▸ WHAT IS REQUIRED: Set down the material below word for word, excluding the pictures.

▸ RECORDS:
◇ ◇ ◇ ◇ ◇
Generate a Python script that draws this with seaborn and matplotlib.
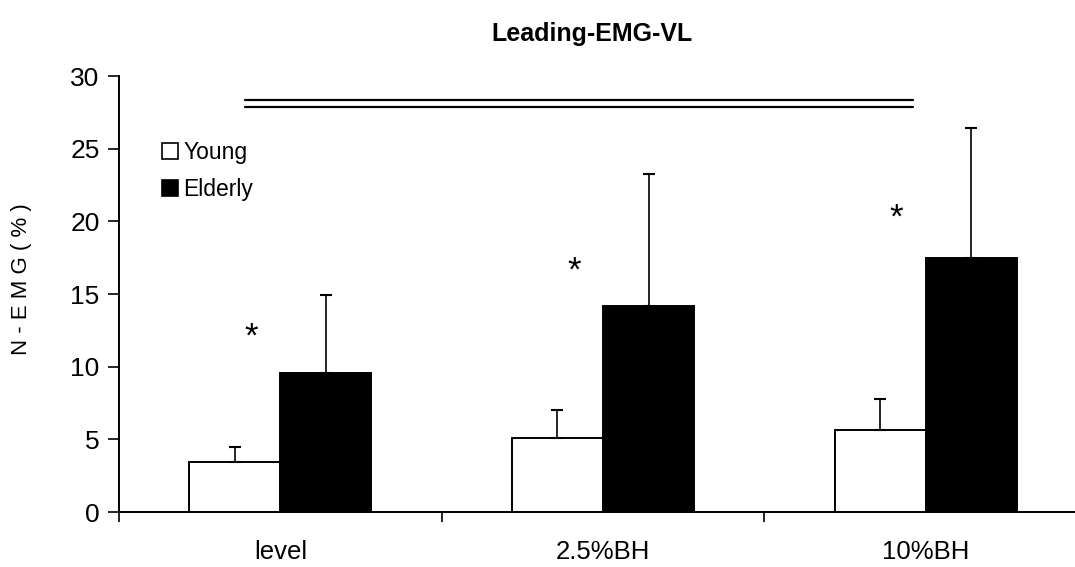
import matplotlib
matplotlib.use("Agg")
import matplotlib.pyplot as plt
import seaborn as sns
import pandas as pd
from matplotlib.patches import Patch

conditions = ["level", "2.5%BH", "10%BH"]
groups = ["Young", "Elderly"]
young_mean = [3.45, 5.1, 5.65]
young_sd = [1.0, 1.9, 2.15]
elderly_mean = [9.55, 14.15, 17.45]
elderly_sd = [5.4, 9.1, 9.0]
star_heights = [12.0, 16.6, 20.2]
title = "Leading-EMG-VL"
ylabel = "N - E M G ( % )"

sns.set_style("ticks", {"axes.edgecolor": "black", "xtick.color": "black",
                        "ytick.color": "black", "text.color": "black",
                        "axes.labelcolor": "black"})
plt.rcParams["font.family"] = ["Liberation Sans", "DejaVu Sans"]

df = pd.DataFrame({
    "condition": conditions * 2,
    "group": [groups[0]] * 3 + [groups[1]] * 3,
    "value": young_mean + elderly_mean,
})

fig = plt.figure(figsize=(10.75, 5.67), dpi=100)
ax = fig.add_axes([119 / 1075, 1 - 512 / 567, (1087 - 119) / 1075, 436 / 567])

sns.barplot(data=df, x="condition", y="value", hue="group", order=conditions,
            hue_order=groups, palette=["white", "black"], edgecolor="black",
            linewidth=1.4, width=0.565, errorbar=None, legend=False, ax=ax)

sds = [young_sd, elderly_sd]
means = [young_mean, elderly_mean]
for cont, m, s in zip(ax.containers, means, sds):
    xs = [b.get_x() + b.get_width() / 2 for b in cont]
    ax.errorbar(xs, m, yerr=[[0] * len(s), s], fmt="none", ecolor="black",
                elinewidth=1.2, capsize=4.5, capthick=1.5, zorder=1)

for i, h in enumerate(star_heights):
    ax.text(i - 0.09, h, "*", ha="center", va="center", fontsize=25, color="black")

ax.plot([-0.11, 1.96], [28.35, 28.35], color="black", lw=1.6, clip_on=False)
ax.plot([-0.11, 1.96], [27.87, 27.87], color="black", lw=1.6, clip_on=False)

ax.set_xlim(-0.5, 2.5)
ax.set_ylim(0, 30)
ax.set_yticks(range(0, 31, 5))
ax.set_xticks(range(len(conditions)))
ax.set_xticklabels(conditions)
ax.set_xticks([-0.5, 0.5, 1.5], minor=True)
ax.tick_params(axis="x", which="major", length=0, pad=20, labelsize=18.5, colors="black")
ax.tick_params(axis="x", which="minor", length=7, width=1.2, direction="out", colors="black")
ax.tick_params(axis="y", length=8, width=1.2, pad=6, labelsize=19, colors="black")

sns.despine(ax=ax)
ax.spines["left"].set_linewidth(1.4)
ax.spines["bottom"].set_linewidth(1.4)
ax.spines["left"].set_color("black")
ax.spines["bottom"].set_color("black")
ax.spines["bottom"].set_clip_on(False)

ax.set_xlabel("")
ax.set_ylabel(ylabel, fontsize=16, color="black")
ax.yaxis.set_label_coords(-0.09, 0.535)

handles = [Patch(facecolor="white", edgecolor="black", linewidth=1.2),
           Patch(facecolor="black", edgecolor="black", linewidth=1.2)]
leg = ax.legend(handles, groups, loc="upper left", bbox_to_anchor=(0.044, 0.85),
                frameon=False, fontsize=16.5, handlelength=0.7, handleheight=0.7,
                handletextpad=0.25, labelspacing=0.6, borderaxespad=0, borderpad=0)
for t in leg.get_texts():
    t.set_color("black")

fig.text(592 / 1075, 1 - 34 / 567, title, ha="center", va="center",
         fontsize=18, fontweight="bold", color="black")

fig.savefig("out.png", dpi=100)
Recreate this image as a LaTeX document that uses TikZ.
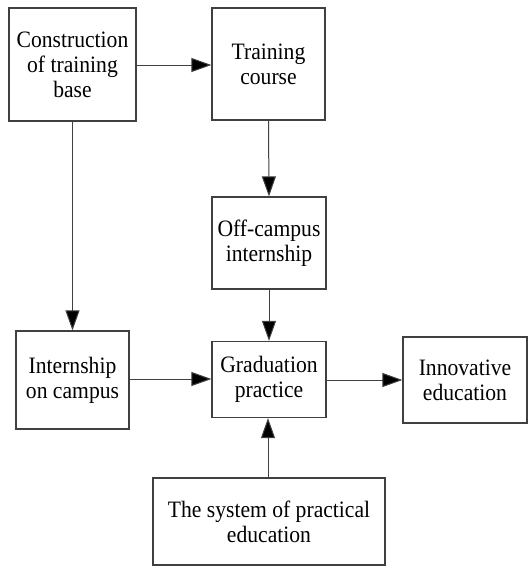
◇ ◇ ◇ ◇ ◇
▸ SOLUTION TO THE EXERCISE:
Generate a Python script that draws this with seaborn and matplotlib.
import matplotlib
matplotlib.use("Agg")
import matplotlib.pyplot as plt
import seaborn as sns
import pandas as pd
from matplotlib.patches import Patch

conditions = ["level", "2.5%BH", "10%BH"]
groups = ["Young", "Elderly"]
young_mean = [3.45, 5.1, 5.65]
young_sd = [1.0, 1.9, 2.15]
elderly_mean = [9.55, 14.15, 17.45]
elderly_sd = [5.4, 9.1, 9.0]
star_heights = [12.0, 16.6, 20.2]
title = "Leading-EMG-VL"
ylabel = "N - E M G ( % )"

sns.set_style("ticks", {"axes.edgecolor": "black", "xtick.color": "black",
                        "ytick.color": "black", "text.color": "black",
                        "axes.labelcolor": "black"})
plt.rcParams["font.family"] = ["Liberation Sans", "DejaVu Sans"]

df = pd.DataFrame({
    "condition": conditions * 2,
    "group": [groups[0]] * 3 + [groups[1]] * 3,
    "value": young_mean + elderly_mean,
})

fig = plt.figure(figsize=(10.75, 5.67), dpi=100)
ax = fig.add_axes([119 / 1075, 1 - 512 / 567, (1087 - 119) / 1075, 436 / 567])

sns.barplot(data=df, x="condition", y="value", hue="group", order=conditions,
            hue_order=groups, palette=["white", "black"], edgecolor="black",
            linewidth=1.4, width=0.565, errorbar=None, legend=False, ax=ax)

sds = [young_sd, elderly_sd]
means = [young_mean, elderly_mean]
for cont, m, s in zip(ax.containers, means, sds):
    xs = [b.get_x() + b.get_width() / 2 for b in cont]
    ax.errorbar(xs, m, yerr=[[0] * len(s), s], fmt="none", ecolor="black",
                elinewidth=1.2, capsize=4.5, capthick=1.5, zorder=1)

for i, h in enumerate(star_heights):
    ax.text(i - 0.09, h, "*", ha="center", va="center", fontsize=25, color="black")

ax.plot([-0.11, 1.96], [28.35, 28.35], color="black", lw=1.6, clip_on=False)
ax.plot([-0.11, 1.96], [27.87, 27.87], color="black", lw=1.6, clip_on=False)

ax.set_xlim(-0.5, 2.5)
ax.set_ylim(0, 30)
ax.set_yticks(range(0, 31, 5))
ax.set_xticks(range(len(conditions)))
ax.set_xticklabels(conditions)
ax.set_xticks([-0.5, 0.5, 1.5], minor=True)
ax.tick_params(axis="x", which="major", length=0, pad=20, labelsize=18.5, colors="black")
ax.tick_params(axis="x", which="minor", length=7, width=1.2, direction="out", colors="black")
ax.tick_params(axis="y", length=8, width=1.2, pad=6, labelsize=19, colors="black")

sns.despine(ax=ax)
ax.spines["left"].set_linewidth(1.4)
ax.spines["bottom"].set_linewidth(1.4)
ax.spines["left"].set_color("black")
ax.spines["bottom"].set_color("black")
ax.spines["bottom"].set_clip_on(False)

ax.set_xlabel("")
ax.set_ylabel(ylabel, fontsize=16, color="black")
ax.yaxis.set_label_coords(-0.09, 0.535)

handles = [Patch(facecolor="white", edgecolor="black", linewidth=1.2),
           Patch(facecolor="black", edgecolor="black", linewidth=1.2)]
leg = ax.legend(handles, groups, loc="upper left", bbox_to_anchor=(0.044, 0.85),
                frameon=False, fontsize=16.5, handlelength=0.7, handleheight=0.7,
                handletextpad=0.25, labelspacing=0.6, borderaxespad=0, borderpad=0)
for t in leg.get_texts():
    t.set_color("black")

fig.text(592 / 1075, 1 - 34 / 567, title, ha="center", va="center",
         fontsize=18, fontweight="bold", color="black")

fig.savefig("out.png", dpi=100)
Recreate this image as a LaTeX document that uses TikZ.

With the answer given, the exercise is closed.